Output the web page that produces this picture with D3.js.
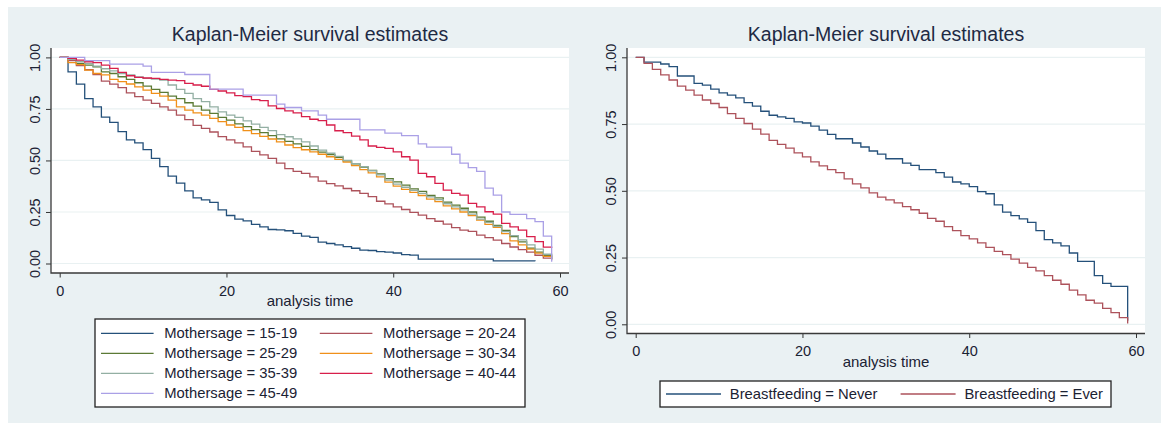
<!DOCTYPE html>
<html>
<head>
<meta charset="utf-8">
<script src="https://cdn.jsdelivr.net/npm/d3@7"></script>
<style>
  body { margin: 0; background: #fff; }
  svg { display: block; font-family: "Liberation Sans", Arial, sans-serif; }
</style>
</head>
<body>
<div id="chart"></div>
<script>
/*
** Data: survivor function S(t) at months t = 0, 1, 2, ...
*/
var age1519 = [1, .93, .87, .80, .76, .71, .685, .64, .60, .585,
               .553, .51, .47, .424, .39, .352, .318, .309, .297, .26,
               .233, .215, .207, .19, .178, .165, .163, .159, .146, .133,
               .127, .104, .097, .09, .082, .074, .065, .063, .058, .055,
               .051, .043, .041, .021, .021, .021, .021, .021, .021, .021,
               .021, .021, .013, .013, .013, .013, .013, .011];
var age2024 = [1, .985, .96, .94, .917, .885, .87, .853, .828, .81,
               .793, .777, .76, .744, .72, .698, .67, .656, .638, .616,
               .60, .585, .566, .544, .527, .51, .487, .46, .447, .437,
               .42, .40, .388, .377, .364, .353, .34, .324, .302, .289,
               .275, .262, .248, .235, .218, .205, .191, .174, .162, .156,
               .138, .126, .113, .097, .08, .067, .055, .04, .026, .016];
var age2529 = [1, .99, .971, .963, .954, .93, .922, .906, .893, .877,
               .861, .845, .83, .812, .80, .78, .764, .744, .728, .709,
               .696, .677, .664, .65, .635, .62, .605, .593, .58, .568,
               .553, .54, .528, .515, .498, .484, .468, .452, .435, .412,
               .396, .38, .362, .35, .33, .318, .298, .283, .268, .25,
               .225, .205, .185, .16, .13, .105, .075, .055, .04, .022];
var age3034 = [1, .975, .965, .938, .922, .915, .893, .882, .871, .857,
               .841, .825, .812, .793, .76, .744, .731, .72, .704, .688,
               .672, .66, .645, .63, .617, .604, .59, .575, .562, .552,
               .542, .53, .518, .505, .492, .475, .455, .44, .42, .395,
               .375, .36, .345, .33, .312, .30, .28, .265, .25, .232,
               .21, .19, .175, .145, .11, .09, .07, .05, .035, .03];
var age3539 = [1, .99, .98, .97, .958, .945, .935, .922, .915, .905,
               .898, .895, .89, .866, .845, .825, .80, .785, .76, .736,
               .72, .709, .692, .676, .66, .645, .625, .615, .605, .59,
               .57, .55, .535, .52, .50, .485, .47, .45, .43, .405,
               .385, .37, .355, .34, .323, .31, .29, .275, .26, .24,
               .215, .20, .18, .155, .135, .115, .09, .07, .045, .025];
var age4044 = [1, .995, .987, .979, .975, .963, .947, .927, .911, .903,
               .90, .898, .893, .89, .887, .874, .866, .86, .845, .837,
               .828, .815, .81, .795, .79, .765, .752, .741, .731, .713,
               .70, .693, .672, .644, .635, .618, .60, .57, .563, .559,
               .542, .518, .502, .437, .421, .389, .356, .34, .332, .292,
               .275, .251, .24, .195, .178, .162, .13, .106, .079, .075];
var age4549 = [1, 1, 1, .984, .984, .984, .967, .967, .967, .967,
               .958, .927, .927, .927, .927, .917, .917, .917, .846, .846,
               .846, .846, .817, .817, .817, .817, .773, .757, .757, .741,
               .741, .72, .70, .70, .70, .70, .648, .648, .648, .633,
               .633, .62, .62, .58, .565, .565, .565, .53, .487, .465,
               .447, .366, .332, .25, .238, .238, .218, .203, .133, .008];
var bfNever = [1, .982, .982, .975, .965, .93, .93, .902, .896, .881,
               .867, .858, .848, .83, .817, .798, .783, .777, .771, .758,
               .754, .742, .727, .711, .695, .695, .679, .664, .649, .637,
               .62, .62, .604, .595, .579, .579, .568, .551, .533, .526,
               .516, .497, .489, .447, .42, .407, .395, .382, .351, .317,
               .305, .294, .267, .236, .236, .182, .153, .142, .142, .013];
var bfEver  = [1, .977, .955, .934, .915, .892, .877, .858, .84, .827,
               .812, .789, .771, .752, .731, .712, .689, .674, .66, .642,
               .627, .608, .593, .579, .568, .545, .526, .511, .492, .476,
               .466, .455, .441, .429, .416, .397, .386, .366, .351, .332,
               .32, .305, .288, .273, .261, .244, .229, .213, .20, .182,
               .165, .15, .128, .11, .09, .079, .06, .044, .025, .003];

var ageLabels = ["Mothersage = 15-19", "Mothersage = 20-24", "Mothersage = 25-29",
                 "Mothersage = 30-34", "Mothersage = 35-39", "Mothersage = 40-44",
                 "Mothersage = 45-49"];
var bfLabels  = ["Breastfeeding = Never", "Breastfeeding = Ever"];
var xTicks = [0, 20, 40, 60];
var yTicks = [0, .25, .5, .75, 1];

var ageColors = ["#24507a", "#ad525b", "#5b7a35", "#f0901a", "#93afa3", "#d81f4b", "#aaa0e6"];
var bfColors  = ["#24507a", "#ad525b"];

function KMPlot() {
    /*
    ** Private Variables
    */
    var frame            // white plot region {left, right, top, bottom}
      , xRange
      , yRange
      , title = "Kaplan-Meier survival estimates"
      , series = []
      , labels = []
      , colors = []
      , legend           // {x, y, w, h, cols, colStep, rowStep, line}
    ;
    function my(sel) {
        var x = d3.scaleLinear().domain([0, 60]).range(xRange)
          , y = d3.scaleLinear().domain([0, 1]).range(yRange)
          , line = d3.line()
              .x(function(d, i) { return x(i); })
              .y(function(d) { return y(d); })
              .curve(d3.curveStepAfter)
          , g = sel.append("g")
        ;
        g.append("rect")
            .attr("x", frame.left)
            .attr("y", frame.top)
            .attr("width", frame.right - frame.left)
            .attr("height", frame.bottom - frame.top)
            .attr("fill", "#fff")
        ;
        g.append("g").selectAll("line")
            .data(yTicks)
          .enter().append("line")
            .attr("x1", frame.left)
            .attr("x2", frame.right)
            .attr("y1", function(d) { return y(d); })
            .attr("y2", function(d) { return y(d); })
            .attr("stroke", "#e9f1f2")
            .attr("stroke-width", 1.2)
        ;
        g.append("text")
            .attr("x", (frame.left + frame.right) / 2)
            .attr("y", 40.5)
            .attr("text-anchor", "middle")
            .attr("font-size", "19.5px")
            .attr("fill", "#1e2a44")
            .text(title)
        ;
        // curves, first series at the bottom
        g.append("g").selectAll("path")
            .data(series)
          .enter().append("path")
            .attr("d", line)
            .attr("fill", "none")
            .attr("stroke", function(d, i) { return colors[i]; })
            .attr("stroke-width", 1.3)
        ;
        // axes: draw the long axis lines ourselves, d3 does the ticks
        var yAxis = g.append("g")
            .attr("transform", "translate(" + frame.left + ",0)")
            .call(d3.axisLeft(y).tickValues(yTicks).tickFormat(d3.format(".2f"))
                    .tickSize(5).tickSizeOuter(0))
        ;
        yAxis.select(".domain").remove();
        yAxis.selectAll(".tick text")
            .attr("transform", "rotate(-90)")
            .attr("x", 0)
            .attr("y", -11.5)
            .attr("dy", 0)
            .attr("text-anchor", "middle")
        ;
        var xAxis = g.append("g")
            .attr("transform", "translate(0," + frame.bottom + ")")
            .call(d3.axisBottom(x).tickValues(xTicks).tickSize(4.5).tickSizeOuter(0))
        ;
        xAxis.select(".domain").remove();
        xAxis.selectAll(".tick text")
            .attr("y", 22.5)
            .attr("dy", 0)
        ;
        g.selectAll(".tick line").attr("stroke", "#333");
        g.selectAll(".tick text")
            .attr("font-size", "14.5px")
            .attr("font-family", "\"Liberation Sans\", Arial, sans-serif")
            .attr("fill", "#1b2233")
        ;
        g.append("path")
            .attr("d", "M" + frame.left + "," + frame.top + "V" + frame.bottom + "H" + frame.right)
            .attr("fill", "none")
            .attr("stroke", "#3a3a3a")
            .attr("stroke-width", 1.3)
        ;
        g.append("text")
            .attr("x", (frame.left + frame.right) / 2)
            .attr("y", frame.bottom + 33)
            .attr("text-anchor", "middle")
            .attr("font-size", "15px")
            .attr("fill", "#1b2233")
            .text("analysis time")
        ;
        /*
        ** Legend
        */
        var lg = g.append("g");
        lg.append("rect")
            .attr("x", legend.x)
            .attr("y", legend.y)
            .attr("width", legend.w)
            .attr("height", legend.h)
            .attr("fill", "#fff")
            .attr("stroke", "#222")
            .attr("stroke-width", 1.3)
        ;
        var item = lg.selectAll(".item")
            .data(labels)
          .enter().append("g")
            .attr("class", "item")
            .attr("transform", function(d, i) {
                var c = i % legend.cols, r = Math.floor(i / legend.cols);
                return "translate(" + (legend.x + 6 + c * legend.colStep) + ","
                    + (legend.y + legend.first + r * legend.rowStep) + ")";
              })
        ;
        item.append("line")
            .attr("x1", 0)
            .attr("x2", legend.line)
            .attr("stroke", function(d, i) { return colors[i]; })
            .attr("stroke-width", 1.3)
        ;
        item.append("text")
            .attr("x", legend.textX)
            .attr("dy", "0.35em")
            .attr("font-size", "14.8px")
            .attr("fill", "#1b2233")
            .text(function(d) { return d; })
        ;
    } // main function object

    /*
    ** API: Getter/Setter Functions
    */
    my.frame = function(_) { if(!arguments.length) return frame; frame = _; return my; };
    my.xRange = function(_) { if(!arguments.length) return xRange; xRange = _; return my; };
    my.yRange = function(_) { if(!arguments.length) return yRange; yRange = _; return my; };
    my.series = function(_) { if(!arguments.length) return series; series = _; return my; };
    my.labels = function(_) { if(!arguments.length) return labels; labels = _; return my; };
    my.colors = function(_) { if(!arguments.length) return colors; colors = _; return my; };
    my.legend = function(_) { if(!arguments.length) return legend; legend = _; return my; };
    my.title = function(_) { if(!arguments.length) return title; title = _; return my; };
    return my;
} // function object KMPlot()

var svg = d3.select("#chart").append("svg")
    .attr("width", 1162)
    .attr("height", 423)
;
svg.append("rect")
    .attr("x", 8)
    .attr("y", 7)
    .attr("width", 1153)
    .attr("height", 416)
    .attr("fill", "#eaf1f3")
;

var ageChart = KMPlot()
    .frame({left: 51, right: 569, top: 48, bottom: 273})
    .xRange([59.7, 560])
    .yRange([263.5, 57.4])
    .series([age1519, age2024, age2529, age3034, age3539, age4044, age4549])
    .labels(ageLabels)
    .colors(ageColors)
    .legend({x: 95, y: 319, w: 430, h: 88, cols: 2, colStep: 218.8,
             rowStep: 20, first: 14.3, line: 52.6, textX: 63.3})
;
var bfChart = KMPlot()
    .frame({left: 627, right: 1145, top: 48, bottom: 333.5})
    .xRange([635.7, 1136])
    .yRange([324.3, 57.3])
    .series([bfNever, bfEver])
    .labels(bfLabels)
    .colors(bfColors)
    .legend({x: 660, y: 381, w: 451, h: 26, cols: 2, colStep: 234.6,
             rowStep: 20, first: 13, line: 55, textX: 63.8})
;
svg.call(ageChart);
svg.call(bfChart);
</script>
</body>
</html>
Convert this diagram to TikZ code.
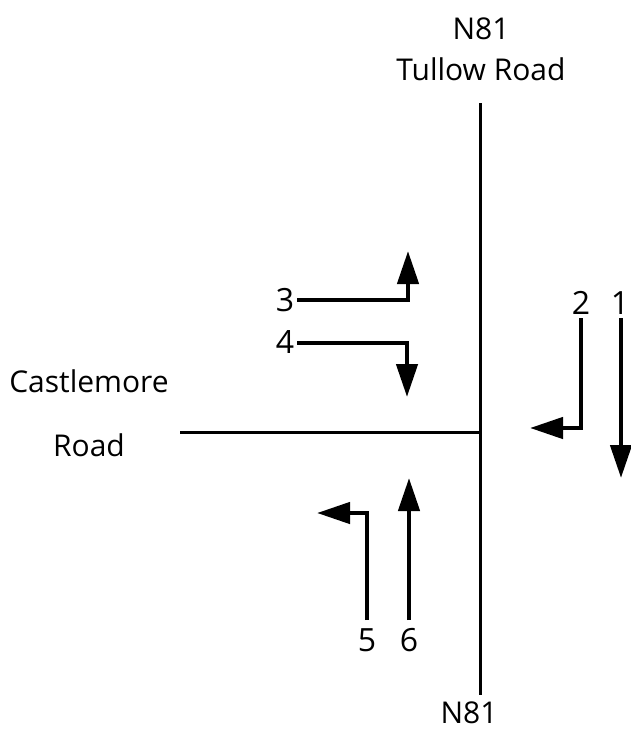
\documentclass[tikz,border=0pt]{standalone}
\usepackage{fontspec}
\setmainfont{Open Sans}
\usetikzlibrary{arrows.meta}
\begin{document}
\begin{tikzpicture}[x=1pt,y=-1pt,
  road/.style={line width=3pt},
  mv/.style={line width=4.5pt,-{Triangle[length=33pt,width=21pt]}},
  lbl/.style={font=\fontsize{30}{34}\selectfont,inner sep=0pt},
  num/.style={font=\fontsize{32}{36}\selectfont,inner sep=0pt}]
\useasboundingbox (0,0) rectangle (630,734);
% roads
\coordinate (nTop) at (480,103);
\coordinate (nBot) at (480,695);
\coordinate (jn) at (480,432);
\coordinate (cW) at (180,432);
\draw[road] (nTop) -- (nBot);
\draw[road] (cW) -- (jn);
% road labels
\node[lbl] (n81t) at (481,29) {N81};
\node[lbl] (tul) at (481,69) {Tullow Road};
\node[lbl] (n81b) at (469,713) {N81};
\node[lbl] (cas) at (89,381) {Castlemore};
\node[lbl] (rd) at (89,445) {Road};
% movement labels
\node[num] (l3) at (285,300) {3};
\node[num] (l4) at (285,342) {4};
\node[num] (l2) at (581,303) {2};
\node[num] (l1) at (620,303) {1};
\node[num] (l5) at (367,640) {5};
\node[num] (l6) at (409,640) {6};
% movement arrows
\coordinate (a3s) at (297,300);
\coordinate (a3c) at (408,300);
\coordinate (a3e) at (408,251);
\draw[mv] (a3s) -- (a3c) -- (a3e);
\coordinate (a4s) at (297,343);
\coordinate (a4c) at (407,343);
\coordinate (a4e) at (407,397);
\draw[mv] (a4s) -- (a4c) -- (a4e);
\coordinate (a2s) at (581,318);
\coordinate (a2c) at (581,428);
\coordinate (a2e) at (530,428);
\draw[mv] (a2s) -- (a2c) -- (a2e);
\coordinate (a1s) at (621,318);
\coordinate (a1e) at (621,478);
\draw[mv] (a1s) -- (a1e);
\coordinate (a5s) at (367,620);
\coordinate (a5c) at (367,513);
\coordinate (a5e) at (317,513);
\draw[mv] (a5s) -- (a5c) -- (a5e);
\coordinate (a6s) at (409,620);
\coordinate (a6e) at (409,478);
\draw[mv] (a6s) -- (a6e);
\end{tikzpicture}
\end{document}
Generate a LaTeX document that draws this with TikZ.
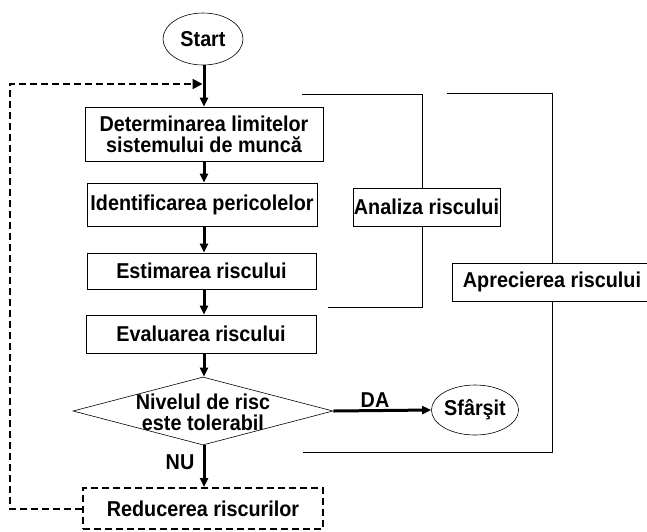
\documentclass[tikz,border=0pt]{standalone}
\usepackage{fontspec}
\setmainfont[FakeStretch=0.92]{Liberation Sans}
\usetikzlibrary{arrows.meta,shapes.geometric}
\begin{document}
\begin{tikzpicture}[x=1pt,y=-1pt,
  every node/.style={font=\fontsize{21.5}{21}\selectfont\bfseries, inner sep=0pt, align=center},
  procbox/.style={draw, line width=0.8pt, rectangle},
  oval/.style={draw, line width=0.6pt, ellipse},
  decbox/.style={draw, line width=0.6pt, diamond, aspect=3.8},
  flow/.style={line width=3pt, -{Triangle[length=9pt,width=8pt]}},
  loop/.style={line width=2pt, dash pattern=on 7pt off 4pt, -{Triangle[length=10pt,width=10pt]}},
  brace/.style={line width=0.8pt},
  lbl/.style={font=\fontsize{21.5}{21}\selectfont\bfseries}
]
\useasboundingbox (0,0) rectangle (647,531);
\clip (0,0) rectangle (647,531);

\node[oval, minimum width=80pt, minimum height=52pt] (start) at (203,39) {Start};
\node[procbox, minimum width=238pt, minimum height=54pt] (b1) at (204,134) {Determinarea limitelor\\sistemului de muncă};
\node[procbox, minimum width=230pt, minimum height=43pt] (b2) at (202,204.5) {Identificarea pericolelor};
\node[procbox, minimum width=229pt, minimum height=36pt] (b3) at (201.5,271) {Estimarea riscului};
\node[procbox, minimum width=230pt, minimum height=38pt] (b4) at (201,334) {Evaluarea riscului};
\node[decbox, minimum width=260pt, minimum height=68pt] (dec) at (203,411) {};
\node at (203,412) {Nivelul de risc\\este tolerabil};
\node[oval, minimum width=80pt, minimum height=50pt] (end) at (475,410) {Sfârşit};
\node[procbox, line width=2pt, dash pattern=on 7pt off 4pt, minimum width=240pt, minimum height=41pt] (red) at (203,508.5) {Reducerea riscurilor};

% brackets
\coordinate (a1) at (302,94);
\coordinate (a2) at (422,94);
\coordinate (a3) at (422,307);
\coordinate (a4) at (328,307);
\draw[brace] (a1) -- (a2) -- (a3) -- (a4);
\node[procbox, fill=white, minimum width=147pt, minimum height=38pt] (an) at (426.5,207) {Analiza riscului};

\coordinate (p1) at (447,93);
\coordinate (p2) at (552,93);
\coordinate (p3) at (552,452);
\coordinate (p4) at (303,452);
\draw[brace] (p1) -- (p2) -- (p3) -- (p4);
\node[procbox, fill=white, minimum width=200pt, minimum height=38pt] (ap) at (552,282) {Aprecierea riscului};

% flow
\coordinate (j) at (204,84);
\draw[flow] (start.south -| j) -- (b1.north -| j);
\draw[flow] (b1.south -| j) -- (b2.north -| j);
\draw[flow] (b2.south -| j) -- (b3.north -| j);
\draw[flow] (b3.south -| j) -- (b4.north -| j);
\draw[flow] (b4.south -| j) -- (dec.north -| j);
\draw[flow] (dec.south -| j) -- (red.north -| j);
\draw[flow] (dec.east) -- (end.west);
\node[lbl] at (375,400) {DA};
\node[lbl] at (180,462) {NU};

% loop
\coordinate (l1) at (10,509);
\coordinate (l2) at (10,84);
\draw[loop] (red.west |- l1) -- (l1) -- (l2) -- ([xshift=-1.5pt]j);
\end{tikzpicture}
\end{document}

▸ WHAT TO WORK ON
Where a line holds "with", copy that line.

▸ WRITTEN REPLY
Output the web page that produces this picture with D3.js.
Generate a LaTeX document that draws this with TikZ.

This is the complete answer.